Despite its status as a “developed” nation, about 700 women will die each year from complications related to pregnancy or childbirth in the U.S.—more than any of its peers. Of that number, a disproportionately high number are black women—from 2007 to 2016, black mothers died at a rate of 3.2 times that of white mothers, according to NBC News. The statistics are sobering, and over the course of the last few years, still remain troubling: in 2018, black women were shown to die from pregnancy-related causes at 2.5 times the rate of white women.
This heartbreaking trend is global. In the U.K., which has some of the lowest maternal mortality rates in the world, black mothers are five times more likely to die from complications related to pregnancy and childbirth; one recent study found nonwhite women in Brazil and black women in the Netherlands had similarly high disparities when it comes to maternal mortality.
Black Maternal Health Week, an annual campaign founded by the Black Mamas Matter Alliance, shines a light on these disparities with the goal of education and advocacy: alerting families and healthcare practitioners of the risks that face black women face, centering and validating black women’s experiences during and after childbirth, and advocating for policies and research that could eradicate the health gap.

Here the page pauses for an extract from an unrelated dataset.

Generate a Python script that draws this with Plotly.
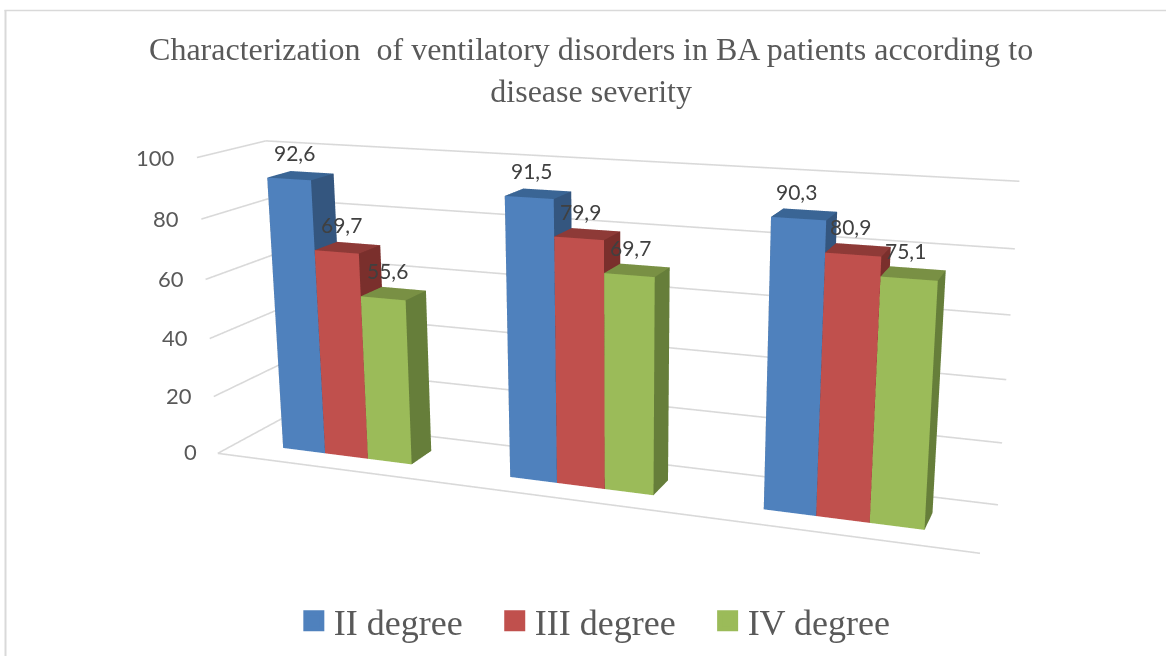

The campaign has run for the last three years from April 11 to April 17. This year, as the coronavirus strains health care systems across the globe, the need for us to focus on black maternal health is as urgent as ever.
Mothers have expressed concern about keeping their babies healthy as social distancing policies mean fewer hospital visits and direct care. Many hospitals around the country are allowing pregnant women just one visitor to accompany them while they are birthing: a sensible move to help contain the spread of the virus, but one that potentially cuts out important advocates for black mothers, like doulas, out of the process.
COVID-19, the disease caused by the coronavirus, also intersects with black maternal health in other ways. Public health experts agree that structural racism plays a big part in high black maternal mortality rates: black women are more likely to be uninsured, meaning they, as a whole, start prenatal care later than nonblack women, and are more likely to lose insurance coverage after they give birth. As a 2017 NPR story reports, African American mothers also shared consistent stories of feeling devalued and disrespected by their healthcare providers. Finally, chronic conditions like diabetes, hypertension, and obesity—all of which affect African Americans at relatively high rates—can make pregnancies riskier.
These factors—lack of access, inadequate care from medical providers (supported by data showing the needs of black patients are consistently neglected or mismanaged), and underlying health conditions—also help explain the coronavirus’ disproportionate toll on African American lives.
But if the root causes of high COVID-19 deaths and childbearing deaths are similar, it follows that they may share the same solutions. Here, at least, there is some good news: never before have so many people—journalists, physicians, and policymakers—been so concerned with making birthing safer for black women. Across the country, agencies have done a better job of tracking maternal health data, spurred in part by black women lawmakers who have made maternal health a priority. Among them are California Senator Kamala Harris, who reintroduced the Maternal CARE act last year, and Massachusetts Congresswoman Ayanna Pressley.
“The lived experiences of black women demonstrate how racism and trauma directly impacts the health and wellbeing of marginalized communities for generations,” Pressley said about her 2019 MOMMIES Act, which would have greatly expanded Medicaid coverage and pushed a “community-based, holistic approach” to maternal care.
As we refocus, once again, on the ways we can support black women during one of the most vulnerable times of their lives, it’s worth remembering this fact, made all the more clear in the middle of a global pandemic: The policies and practices that would make black women safer, at all stages of life, are the same ones that make all Americans healthier and more secure.